» Written request
Repeat, exactly and only, the lines from the beginning of the data through the line with "import matplotlib.pyplot as plt". Pictures are left out.

------------------------------------------------------------

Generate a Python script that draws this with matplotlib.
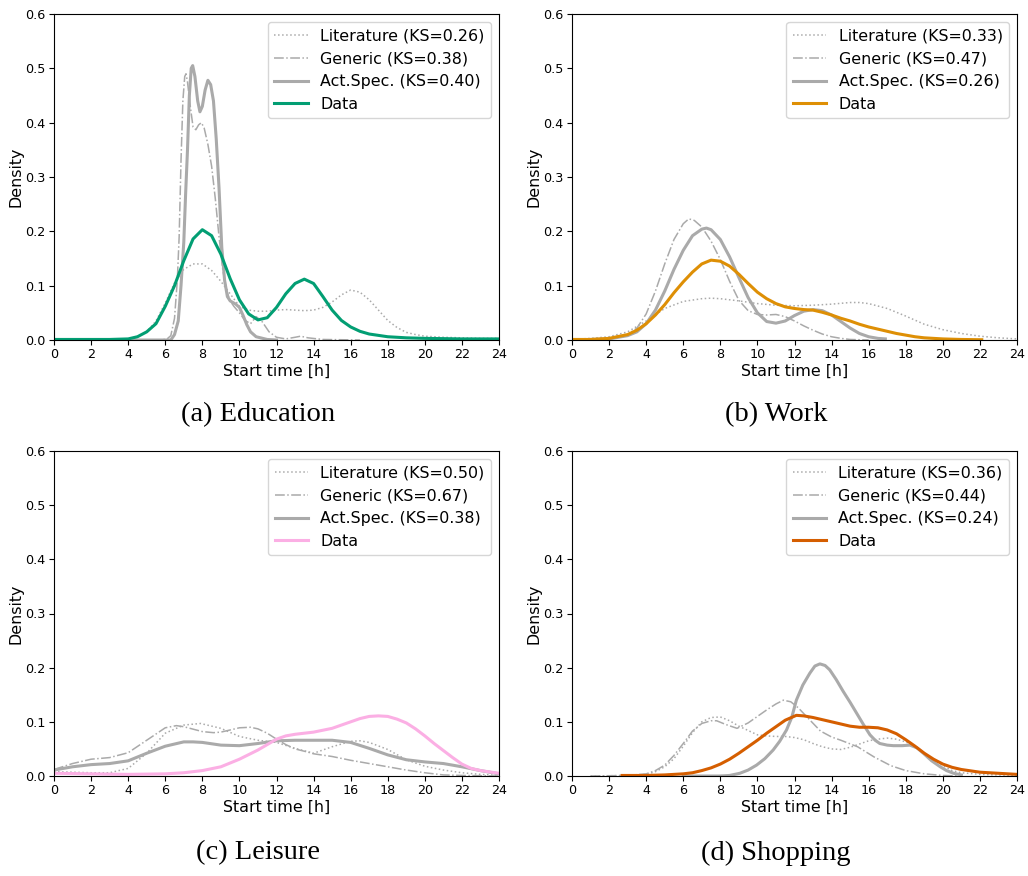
import matplotlib
matplotlib.use("Agg")
import matplotlib.pyplot as plt

# ---------------- data ----------------
# (a) Education
edu_lit_x = [0, 3, 4, 4.5, 5, 5.5, 6, 6.5, 7, 7.5, 8, 8.5, 9, 9.5, 10, 10.5, 11, 11.5, 12, 12.5,
             13, 13.5, 14, 14.5, 15, 15.5, 16, 16.5, 17, 17.5, 18, 18.5, 19, 19.5, 20, 21, 22, 23, 24]
edu_lit = [0, 0.001, 0.002, 0.005, 0.015, 0.035, 0.068, 0.105, 0.13, 0.14, 0.14, 0.128, 0.108, 0.085,
           0.062, 0.055, 0.053, 0.053, 0.055, 0.056, 0.055, 0.054, 0.055, 0.06, 0.07, 0.083, 0.092,
           0.088, 0.074, 0.055, 0.036, 0.023, 0.014, 0.01, 0.007, 0.005, 0.004, 0.003, 0.003]
edu_gen_x = [0, 5.8, 6.1, 6.3, 6.5, 6.65, 6.75, 6.85, 6.95, 7.05, 7.12, 7.2, 7.35, 7.5, 7.65, 7.8,
             7.95, 8.1, 8.3, 8.5, 8.7, 8.9, 9.1, 9.3, 9.5, 9.7, 10.0, 10.3, 10.6, 10.9, 11.2, 11.6,
             12.0, 12.5, 13.0, 13.3, 13.7, 14.5, 16.5]
edu_gen = [0, 0, 0.002, 0.008, 0.04, 0.11, 0.19, 0.33, 0.44, 0.485, 0.49, 0.475, 0.43, 0.392, 0.387,
           0.396, 0.4, 0.39, 0.36, 0.32, 0.26, 0.19, 0.13, 0.092, 0.072, 0.062, 0.05, 0.036, 0.03,
           0.043, 0.035, 0.015, 0.005, 0.002, 0.005, 0.007, 0.004, 0.001, 0]
edu_act_x = [0, 6.3, 6.5, 6.7, 6.85, 7.0, 7.1, 7.2, 7.3, 7.4, 7.48, 7.6, 7.75, 7.87, 8.0, 8.15, 8.3,
             8.45, 8.6, 8.75, 8.9, 9.05, 9.2, 9.35, 9.5, 9.8, 10.0, 10.2, 10.4, 10.6, 10.9, 11.5, 12.0]
edu_act = [0, 0, 0.01, 0.035, 0.1, 0.18, 0.27, 0.35, 0.45, 0.5, 0.505, 0.485, 0.44, 0.42, 0.43, 0.46,
           0.478, 0.47, 0.44, 0.37, 0.28, 0.17, 0.11, 0.08, 0.072, 0.066, 0.06, 0.045, 0.028, 0.015,
           0.006, 0.001, 0]
edu_data_x = [0, 3, 4, 4.5, 5, 5.5, 6, 6.5, 7, 7.5, 8, 8.5, 9, 9.5, 10, 10.5, 11, 11.5, 12, 12.5,
              13, 13.5, 14, 14.5, 15, 15.5, 16, 16.5, 17, 18, 19, 20, 22, 24]
edu_data = [0.001, 0.001, 0.002, 0.006, 0.015, 0.03, 0.062, 0.1, 0.146, 0.186, 0.203, 0.192, 0.158,
            0.113, 0.074, 0.048, 0.037, 0.041, 0.06, 0.085, 0.104, 0.112, 0.104, 0.08, 0.055, 0.036,
            0.024, 0.016, 0.011, 0.006, 0.004, 0.003, 0.002, 0.002]

# (b) Work
work_lit_x = [0, 1, 2, 3, 4, 5, 6, 7, 7.5, 8, 9, 10, 11, 12, 13, 14, 15, 15.5, 16, 17, 18, 19, 20,
              21, 22, 23, 24]
work_lit = [0.001, 0.003, 0.006, 0.015, 0.035, 0.058, 0.071, 0.076, 0.077, 0.076, 0.072, 0.067, 0.064,
            0.063, 0.064, 0.066, 0.069, 0.069, 0.067, 0.058, 0.044, 0.029, 0.019, 0.012, 0.007,
            0.004, 0.002]
work_gen_x = [0, 2, 3, 3.5, 4, 4.5, 5, 5.5, 6, 6.3, 6.6, 7, 7.5, 8, 8.5, 9, 9.5, 10, 10.5, 11, 11.5,
              12, 12.5, 13, 13.5, 14, 14.5, 15, 16]
work_gen = [0, 0.002, 0.01, 0.022, 0.048, 0.09, 0.14, 0.185, 0.214, 0.223, 0.22, 0.208, 0.182, 0.148,
            0.108, 0.073, 0.054, 0.047, 0.046, 0.047, 0.043, 0.035, 0.026, 0.018, 0.011, 0.006,
            0.003, 0.001, 0]
work_act_x = [0, 1, 2, 3, 3.5, 4, 4.5, 5, 5.5, 6, 6.5, 7, 7.25, 7.5, 8, 8.5, 9, 9.5, 10, 10.5, 11,
              11.5, 12, 12.5, 13, 13.5, 14, 14.5, 15, 15.5, 16, 16.5, 16.9]
work_act = [0, 0.001, 0.002, 0.008, 0.015, 0.03, 0.055, 0.09, 0.13, 0.165, 0.192, 0.204, 0.206, 0.203,
            0.185, 0.153, 0.115, 0.078, 0.05, 0.034, 0.031, 0.035, 0.045, 0.053, 0.056, 0.054,
            0.046, 0.034, 0.022, 0.012, 0.006, 0.003, 0.002]
work_data_x = [0, 1, 2, 3, 3.5, 4, 4.5, 5, 5.5, 6, 6.5, 7, 7.5, 8, 8.5, 9, 9.5, 10, 10.5, 11, 11.5,
               12, 12.5, 13, 13.5, 14, 14.5, 15, 15.5, 16, 16.5, 17, 17.5, 18, 18.5, 19, 20, 21, 22.1]
work_data = [0.001, 0.001, 0.003, 0.01, 0.018, 0.03, 0.046, 0.065, 0.087, 0.107, 0.125, 0.14, 0.147,
             0.145, 0.136, 0.121, 0.104, 0.088, 0.076, 0.067, 0.061, 0.058, 0.056, 0.055, 0.051,
             0.046, 0.04, 0.035, 0.029, 0.024, 0.02, 0.016, 0.012, 0.009, 0.006, 0.004, 0.002,
             0.001, 0.0005]

# (c) Leisure
leis_lit_x = [0, 1, 2, 3, 4, 5, 6, 7, 7.9, 9, 10, 11, 12, 13, 14, 15, 16, 16.5, 17, 18, 19, 20, 21,
              22, 23, 24]
leis_lit = [0.008, 0.007, 0.006, 0.006, 0.014, 0.042, 0.079, 0.094, 0.097, 0.088, 0.073, 0.066, 0.062,
            0.051, 0.042, 0.054, 0.064, 0.065, 0.062, 0.049, 0.03, 0.018, 0.011, 0.006, 0.003, 0.001]
leis_gen_x = [0, 1, 2, 3, 4, 5, 6, 6.6, 7, 8, 8.6, 9, 10, 10.6, 11, 11.5, 12, 12.5, 13, 13.7, 14,
              15, 16, 17, 18, 19, 20, 21, 22, 24]
leis_gen = [0.012, 0.023, 0.031, 0.034, 0.043, 0.066, 0.089, 0.093, 0.091, 0.082, 0.08, 0.081, 0.089,
            0.09, 0.087, 0.079, 0.068, 0.058, 0.05, 0.044, 0.041, 0.036, 0.029, 0.023, 0.017,
            0.011, 0.006, 0.002, 0.001, 0]
leis_act_x = [0, 1, 2, 3, 4, 5, 6, 7, 7.5, 8, 9, 10, 11, 12, 13, 14, 15, 16, 17, 18, 19, 20, 21,
              22, 23, 24]
leis_act = [0.011, 0.017, 0.021, 0.023, 0.028, 0.042, 0.055, 0.063, 0.063, 0.062, 0.057, 0.056, 0.06,
            0.065, 0.066, 0.066, 0.066, 0.062, 0.051, 0.039, 0.03, 0.026, 0.023, 0.017, 0.01, 0.004]
leis_data_x = [0, 2, 4, 6, 7, 8, 9, 10, 11, 12, 12.5, 13, 14, 15, 16, 16.5, 17, 17.5, 18, 18.5, 19,
               19.5, 20, 20.5, 21, 21.5, 22, 22.5, 23, 24]
leis_data = [0.005, 0.004, 0.003, 0.004, 0.006, 0.01, 0.017, 0.031, 0.048, 0.068, 0.074, 0.077, 0.081,
             0.088, 0.1, 0.106, 0.11, 0.111, 0.11, 0.105, 0.098, 0.087, 0.074, 0.06, 0.047, 0.034,
             0.022, 0.014, 0.01, 0.005]

# (d) Shopping
shop_lit_x = [1, 3, 4, 4.5, 5, 5.5, 6, 6.5, 7, 7.5, 8, 8.5, 9, 10, 10.5, 11, 11.5, 12, 12.5, 13,
              13.5, 14, 14.5, 15, 15.5, 16, 16.5, 17, 17.5, 18, 18.5, 19, 19.5, 20, 20.5, 21, 22, 23, 24]
shop_lit = [0, 0.001, 0.003, 0.008, 0.017, 0.032, 0.055, 0.08, 0.1, 0.108, 0.109, 0.102, 0.092, 0.076,
            0.074, 0.073, 0.073, 0.071, 0.067, 0.06, 0.054, 0.05, 0.049, 0.053, 0.059, 0.065,
            0.068, 0.07, 0.068, 0.063, 0.054, 0.042, 0.03, 0.019, 0.01, 0.006, 0.003, 0.002, 0.001]
shop_gen_x = [1, 3, 4, 4.5, 5, 5.5, 6, 6.5, 7, 7.5, 7.8, 8.3, 8.9, 9.5, 10, 10.5, 11, 11.4, 11.8,
              12.2, 12.7, 13.4, 14, 14.5, 15.4, 16.3, 17.2, 18, 19, 20, 21]
shop_gen = [0, 0.001, 0.004, 0.01, 0.02, 0.038, 0.06, 0.083, 0.097, 0.102, 0.102, 0.095, 0.088, 0.098,
            0.11, 0.122, 0.133, 0.14, 0.137, 0.126, 0.108, 0.083, 0.072, 0.066, 0.054, 0.035,
            0.019, 0.01, 0.004, 0.001, 0]
shop_act_x = [6, 7.96, 8.5, 9.05, 9.5, 9.95, 10.4, 10.85, 11.2, 11.57, 11.85, 12.1, 12.45, 12.83,
              13.1, 13.37, 13.65, 13.9, 14.25, 14.63, 15.0, 15.35, 15.7, 16.07, 16.35, 16.6, 17.0,
              17.33, 17.8, 18.23, 18.6, 18.95, 19.4, 19.86, 20.2, 20.58, 21.0]
shop_act = [0, 0, 0.001, 0.005, 0.011, 0.02, 0.032, 0.048, 0.064, 0.085, 0.108, 0.14, 0.168, 0.19,
            0.203, 0.207, 0.204, 0.196, 0.178, 0.156, 0.136, 0.116, 0.096, 0.076, 0.066, 0.06,
            0.057, 0.056, 0.056, 0.057, 0.052, 0.042, 0.028, 0.017, 0.01, 0.005, 0.002]
shop_data_x = [2.7, 4, 5, 6, 6.5, 7, 7.5, 8, 8.5, 9, 9.5, 10, 10.5, 11, 11.5, 12.1, 12.5, 13, 13.5,
               14, 14.5, 15, 15.5, 16, 16.5, 17, 17.5, 18, 18.5, 19, 19.5, 20, 20.5, 21, 22, 23, 24]
shop_data = [0.001, 0.001, 0.002, 0.004, 0.006, 0.01, 0.015, 0.022, 0.031, 0.042, 0.054, 0.066, 0.079,
             0.091, 0.103, 0.112, 0.111, 0.108, 0.104, 0.1, 0.096, 0.092, 0.09, 0.09, 0.089, 0.085,
             0.078, 0.067, 0.055, 0.042, 0.031, 0.022, 0.016, 0.012, 0.007, 0.005, 0.003]

captions = ["(a) Education", "(b) Work", "(c) Leisure", "(d) Shopping"]
ks_values = [[0.26, 0.38, 0.40], [0.33, 0.47, 0.26], [0.50, 0.67, 0.38], [0.36, 0.44, 0.24]]
data_colors = ["#029e73", "#de8f05", "#fbafe4", "#d55e00"]
xticks = list(range(0, 25, 2))

panels = [
    (edu_lit_x, edu_lit, edu_gen_x, edu_gen, edu_act_x, edu_act, edu_data_x, edu_data),
    (work_lit_x, work_lit, work_gen_x, work_gen, work_act_x, work_act, work_data_x, work_data),
    (leis_lit_x, leis_lit, leis_gen_x, leis_gen, leis_act_x, leis_act, leis_data_x, leis_data),
    (shop_lit_x, shop_lit, shop_gen_x, shop_gen, shop_act_x, shop_act, shop_data_x, shop_data),
]

# ---------------- figure ----------------
W, H = 1028, 876
fig = plt.figure(figsize=(W / 100, H / 100), dpi=100)

# axes boxes in pixels: left, top, right, bottom
boxes = [(54, 14, 499, 340), (572, 14, 1017, 340), (54, 451, 499, 776), (572, 451, 1017, 776)]
caption_pos = [(258, 415), (776, 415), (258, 853), (776, 853)]
gray = "#aaaaaa"

for i, (lx, ly, gx, gy, ax_, ay, dx, dy) in enumerate(panels):
    l, t, r, b = boxes[i]
    ax = fig.add_axes([l / W, 1 - b / H, (r - l) / W, (b - t) / H])
    ks = ks_values[i]
    ax.plot(lx, ly, color=gray, lw=1.1, ls=":", label=f"Literature (KS={ks[0]:.2f})")
    ax.plot(gx, gy, color=gray, lw=1.1, ls="-.", label=f"Generic (KS={ks[1]:.2f})")
    ax.plot(ax_, ay, color=gray, lw=2.2, label=f"Act.Spec. (KS={ks[2]:.2f})")
    ax.plot(dx, dy, color=data_colors[i], lw=2.2, label="Data")
    ax.set_xlim(0, 24)
    ax.set_ylim(0, 0.6)
    ax.set_xticks(xticks)
    ax.tick_params(labelsize=9.2, length=3.5, pad=2.5)
    ax.set_xlabel("Start time [h]", fontsize=11.4, labelpad=2)
    ax.set_ylabel("Density", fontsize=11.4, labelpad=1)
    ax.legend(loc="upper right", fontsize=11.4, handlelength=2.1)
    cx, cy = caption_pos[i]
    fig.text(cx / W, 1 - cy / H, captions[i], ha="center", va="center",
             family="Liberation Serif", fontsize=20.5)

fig.savefig("out.png", dpi=100)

------------------------------------------------------------

» Exercise output
Generate a Python script that draws this with matplotlib.
import matplotlib
matplotlib.use("Agg")
import matplotlib.pyplot as plt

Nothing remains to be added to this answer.